During the hearing, the plaintiffs moved to add the tax commissioner, Kesler, as an additional defendant. The court denied plaintiffs' motion, and granted summary judgment for the defendants.

The plaintiffs assign as error by the trial court the following: (1) failure to give notice to plaintiffs before amending the temporary restraining order obtained on August 25, 1970; (2) granting defendants' motion for summary judgment; and (3) refusing plaintiffs' request to add the tax commissioner, Kesler, as a party.

1. Plaintiffs rely on Code Ann. § 81A-165 (b) to support their first enumeration of error. That section provides in part: "On two days' notice to the party who obtained the temporary restraining order without notice or on such shorter notice to that party as the court may prescribe, the adverse party may appear and move its dissolution or modification, and in that event, the court shall proceed to hear and determine such motion as expeditiously as the ends of justice require." Plaintiffs contend that, as the court amended the order without giving them notice, the amendment *813 was void and of no effect. It is not necessary for us to determine whether the trial court erred in amending the order without notice to the plaintiffs. If there was error, it was harmless, because the amended order did not permit anything which the plaintiffs had sought to have enjoined. The amendment allowed taxpayers to proceed with arbitration if they so desired, but they were not restrained from doing so by the original order. It further allowed the tax assessors to hear complaints from taxpayers, a procedure which plaintiffs' petition and amendment did not complain of or seek to prevent. Both procedures permitted by the amendment were of benefit primarily to taxpayers, and in any event, the defendants could not change the tax structure of Stephens County or send out tax bills based on the new valuations.

2. Plaintiffs' second enumeration of error is groundless. At the time the summary judgment was entered, every act which the plaintiffs sought to enjoin had already been completed. The valuations set by Cole-Layer-Trumble had been adopted. The tax digest for 1970 had been approved. Taxes for 1970 had been levied. Tax bills for 1970 had been sent to taxpayers. There is no indication that any of these actions were done in violation of the temporary restraining order, as amended, which was in effect from August 25 until September 10, 1970, or in violation of any other order. There being nothing left to enjoin, the trial court properly granted defendants' motion for summary judgment. Griffin v. Grantham, 220 Ga. 474 (139 SE2d 398); Veal v. Riner, 214 Ga. 539 (106 SE2d 26).

3. One of the prayers of the petitioners was that a fair, just and equitable appraisal of property for tax purposes be made.
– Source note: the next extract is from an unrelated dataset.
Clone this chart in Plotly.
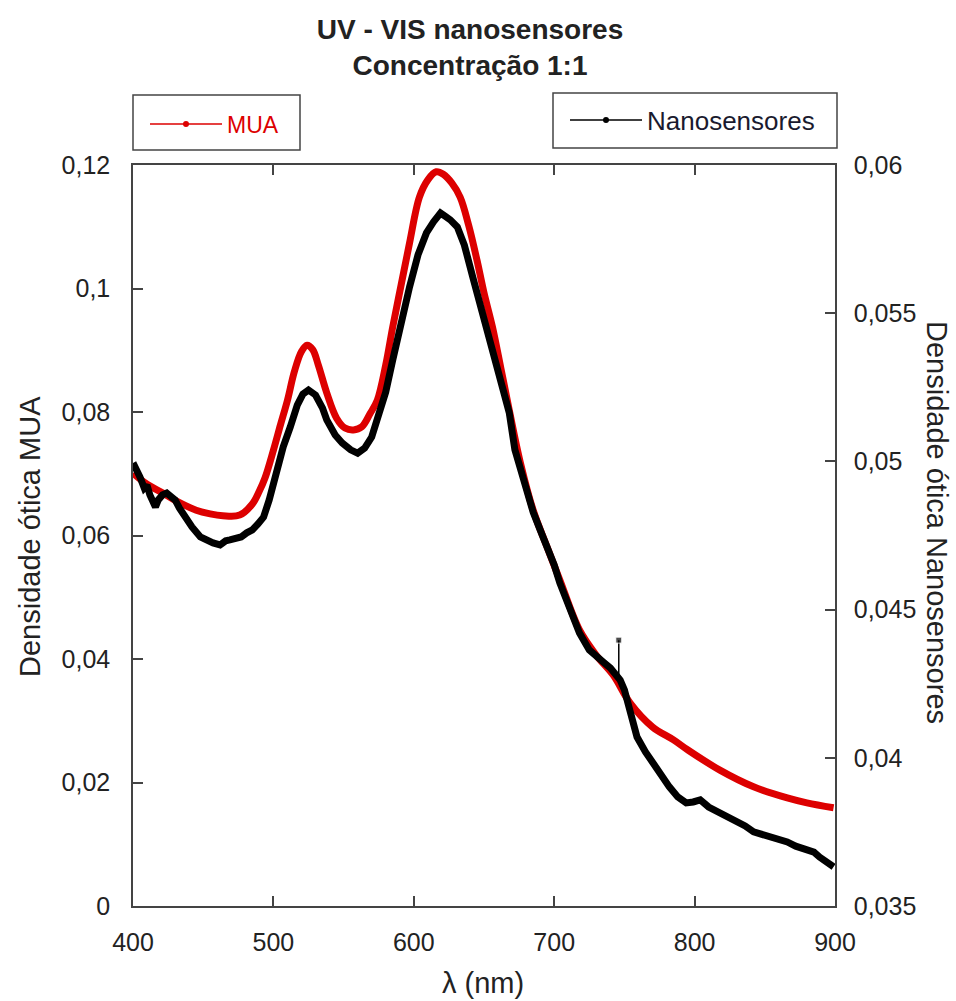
import plotly.graph_objects as go

# ---- data ----
mua_x = [400, 410, 421, 430, 445, 455, 464, 476, 485, 490, 494, 500, 505, 510, 515, 520, 524, 528, 532,
         538, 545, 551, 557, 563, 569, 574, 580, 585, 591, 597, 604, 610, 616, 621, 627, 633, 639,
         645, 650, 656, 662, 668, 676, 685, 695, 704, 718, 730, 742, 754, 770, 785, 795, 818, 842,
         866, 880, 899]
mua_y = [0.0701, 0.0683, 0.0669, 0.0657, 0.0641, 0.0635, 0.0632, 0.0633, 0.0651, 0.0672, 0.0693,
         0.0738, 0.0779, 0.0819, 0.0866, 0.0898, 0.0908, 0.0901, 0.0876, 0.0831, 0.0790, 0.0774, 0.0771,
         0.0776, 0.0798, 0.0819, 0.0876, 0.0938, 0.1006, 0.1074, 0.1148, 0.1176, 0.1189, 0.1185,
         0.1171, 0.1148, 0.1103, 0.1046, 0.0993, 0.0938, 0.0871, 0.0803, 0.0717, 0.0641, 0.0581,
         0.0528, 0.0447, 0.0406, 0.0374, 0.0329, 0.0290, 0.0269, 0.0253, 0.0220, 0.0193, 0.0175,
         0.0167, 0.0159]

nano_x = [400, 403, 405, 408, 410, 412, 414, 416, 418, 421, 424, 427, 430, 433, 437, 442, 448, 453,
          457, 462, 466, 469, 473, 477, 481, 485, 489, 493, 497, 500, 504, 507, 512, 517, 521, 525,
          530, 535, 538, 544, 549, 555, 560, 565, 570, 574, 580, 585, 591, 597, 603, 609, 614, 617,
          619, 622, 626, 631, 636, 642, 649, 656, 662, 666, 668, 672, 678, 685, 690, 695, 700, 704,
          710, 718, 725, 730, 735, 740, 744, 747, 750, 752, 755, 759, 765, 770, 776, 782, 788, 794,
          799, 804, 810, 818, 824, 830, 836, 842, 848, 854, 860, 866, 872, 880, 885, 889, 894, 899]
nano_y = [0.04995, 0.04971, 0.04947, 0.04910, 0.04920, 0.04887, 0.04870, 0.04846, 0.04870, 0.04887,
          0.04893, 0.04880, 0.04870, 0.04843, 0.04812, 0.04779, 0.04745, 0.04732, 0.04725, 0.04718,
          0.04732, 0.04735, 0.04742, 0.04745, 0.04759, 0.04769, 0.04789, 0.04812, 0.04870, 0.04927,
          0.04998, 0.05049, 0.05116, 0.05190, 0.05227, 0.05241, 0.05224, 0.05180, 0.05140, 0.05089,
          0.05062, 0.05039, 0.05028, 0.05045, 0.05082, 0.05140, 0.05234, 0.05342, 0.05470, 0.05589,
          0.05697, 0.05771, 0.05808, 0.05828, 0.05838, 0.05828, 0.05815, 0.05791, 0.05730, 0.05622,
          0.05501, 0.05376, 0.05258, 0.05190, 0.05164, 0.05039, 0.04937, 0.04829, 0.04769, 0.04711,
          0.04651, 0.04590, 0.04516, 0.04421, 0.04364, 0.04340, 0.04323, 0.04303, 0.04279, 0.04262,
          0.04229, 0.04195, 0.04128, 0.04070, 0.04020, 0.03983, 0.03942, 0.03902, 0.03868, 0.03848,
          0.03851, 0.03858, 0.03834, 0.03814, 0.03801, 0.03790, 0.03770, 0.03750, 0.03743, 0.03733,
          0.03726, 0.03716, 0.03702, 0.03689, 0.03682, 0.03665, 0.03648, 0.03632]

spike_x = [746, 746]
spike_y = [0.04279, 0.04397]

x_ticks = [400, 500, 600, 700, 800, 900]
y1_ticks = [0, 0.02, 0.04, 0.06, 0.08, 0.1, 0.12]
y1_labels = ["0", "0,02", "0,04", "0,06", "0,08", "0,1", "0,12"]
y2_ticks = [0.035, 0.04, 0.045, 0.05, 0.055, 0.06]
y2_labels = ["0,035", "0,04", "0,045", "0,05", "0,055", "0,06"]

RED = "#dd0000"
BLACK = "#000000"
AXC = "#444444"
FONT = "Liberation Sans, Arial, sans-serif"

fig = go.Figure()
fig.add_trace(go.Scatter(x=mua_x, y=mua_y, mode="lines", line=dict(color=RED, width=7, shape="spline", smoothing=1.0),
                         showlegend=False, yaxis="y"))
fig.add_trace(go.Scatter(x=nano_x, y=nano_y, mode="lines", line=dict(color=BLACK, width=7),
                         showlegend=False, yaxis="y2"))
fig.add_trace(go.Scatter(x=spike_x, y=spike_y, mode="lines+markers", line=dict(color=BLACK, width=1.5),
                         marker=dict(symbol="square", size=[0, 6], color=BLACK),
                         showlegend=False, yaxis="y2"))
# legend entries
fig.add_trace(go.Scatter(x=[None], y=[None], mode="lines+markers", name="MUA",
                         line=dict(color=RED, width=1.5), marker=dict(color=RED, size=6, symbol="circle"),
                         legend="legend", yaxis="y"))
fig.add_trace(go.Scatter(x=[None], y=[None], mode="lines+markers", name="Nanosensores",
                         line=dict(color=BLACK, width=1.5), marker=dict(color=BLACK, size=6, symbol="circle"),
                         legend="legend2", yaxis="y2"))

fig.update_layout(
    width=956, height=1001,
    margin=dict(l=133, r=121, t=165, b=95),
    paper_bgcolor="white", plot_bgcolor="white",
    font=dict(family=FONT, size=25, color="#222222"),
    title=dict(text="<b>UV - VIS nanosensores<br>Concentração 1:1</b>", x=470/956, xanchor="center",
               y=1 - 39/1001, yanchor="middle", yref="container", font=dict(size=28, color="#222222")),
    xaxis=dict(range=[400, 900], tickvals=x_ticks, ticks="inside", ticklen=10, tickwidth=1.5, tickcolor=AXC,
               showline=True, linecolor=AXC, linewidth=1.5, mirror="ticks", showgrid=False, zeroline=False,
               ticklabelstandoff=13, tickfont=dict(size=25)),
    yaxis=dict(range=[0, 0.12], tickvals=y1_ticks, ticktext=y1_labels, ticks="inside", ticklen=10, tickwidth=1.5,
               tickcolor=AXC, showline=True, linecolor=AXC, linewidth=1.5, showgrid=False, zeroline=False,
               ticklabelstandoff=16, tickfont=dict(size=25)),
    yaxis2=dict(range=[0.035, 0.06], tickvals=y2_ticks, ticktext=y2_labels, ticks="inside", ticklen=10,
                tickwidth=1.5, tickcolor=AXC, showline=True, linecolor=AXC, linewidth=1.5, showgrid=False,
                zeroline=False, overlaying="y", side="right", ticklabelstandoff=12, tickfont=dict(size=25)),
    legend=dict(x=(145-133)/702, y=(906-124)/741, xanchor="left", yanchor="middle", bgcolor="rgba(0,0,0,0)",
                borderwidth=0, itemwidth=72, font=dict(size=23, color=RED)),
    legend2=dict(x=(565-133)/702, y=(906-120)/741, xanchor="left", yanchor="middle", bgcolor="rgba(0,0,0,0)",
                 borderwidth=0, itemwidth=72, font=dict(size=26, color="#1a1a2e")),
    shapes=[
        dict(type="rect", xref="paper", yref="paper", x0=0, x1=(300-133)/702, y0=(906-150)/741, y1=(906-95)/741,
             line=dict(color=AXC, width=1.5)),
        dict(type="rect", xref="paper", yref="paper", x0=(553-133)/702, x1=(837-133)/702, y0=(906-148)/741,
             y1=(906-93)/741, line=dict(color=AXC, width=1.5)),
    ],
    annotations=[
        dict(text="Densidade ótica MUA", xref="paper", yref="paper", x=(30-133)/702, y=(906-537)/741,
             textangle=-90, showarrow=False, xanchor="center", yanchor="middle", font=dict(size=29)),
        dict(text="Densidade ótica Nanosensores", xref="paper", yref="paper", x=(937-133)/702, y=(906-522)/741,
             textangle=90, showarrow=False, xanchor="center", yanchor="middle", font=dict(size=29)),
        dict(text="λ (nm)", xref="paper", yref="paper", x=(483-133)/702, y=(906-983)/741,
             showarrow=False, xanchor="center", yanchor="middle", font=dict(size=29)),
    ],
)

fig.write_html("out.html")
The defendants in their motion for a judgment on the pleadings urged that the taxpayers had an adequate remedy at law by arbitration as to their complaint of unequal and unfair assessment of their taxes. In Hawes v. Conner, 224 Ga. 567, 568 (163 SE2d 724), the plaintiffs as taxpayers sought to enjoin the county taxing authorities from assessing and collecting taxes under an alleged illegal digest. In holding that the plaintiffs had an adequate remedy at law, this court said: "The procedure for securing uniformity in the county is by Code Ann. § 92-6911 (Ga. L. 1937, pp. 517, 519) placed upon county tax assessors. And if their action displeases a *814 taxpayer, his remedy is arbitration as provided in Code Ann. § 92-6912 (Ga. L. 1958, p. 387). The arbitrators have authority and a duty to make their valuations uniform with other valuations. Whitehead v. Henson, 223 Ga. 329 (155 SE2d 391). The taxpayers in this case having failed to complain of valuations or uniformity as prescribed by law for settling such matters, and the tax digest conforming with the commissioner's direction having been approved by the commissioner, and no appeal therefrom taken as authorized by Code Ann. §§ 92-8426.4 (Ga. L. 1943, pp. 204, 206) and 92-8446 (Ga. L. 1937-38, Ex. Sess., pp. 77, 100; 1943, pp. 204, 206, 208), it is not now permissible for either the taxpayer or the county to attack in a court of equity either the individual assessment or the commissioner's order approving the 1967 tax digest. See Kiker v. Morley, 223 Ga. 736 (157 SE2d 745)." The undisputed evidence in this case is that the tax digest had been approved by the State Revenue Commissioner, and the complaints had not followed the provisions of Code Ann. § 92-6912. In this matter the complaining taxpayers had an adequate remedy at law.

4. Plaintiffs sought to add the tax commissioner, Kesler, as a defendant on the theory that, by making affidavits, he involved himself in the litigation and became a necessary party. This argument is without merit. By making affidavits, the tax commissioner merely attested to facts within his knowledge as a public official. Further, since everything the plaintiffs sought to enjoin had already been completed, no relief not otherwise available could be obtained by joining the tax commissioner as a defendant.

Judgment affirmed. All the Justices concur.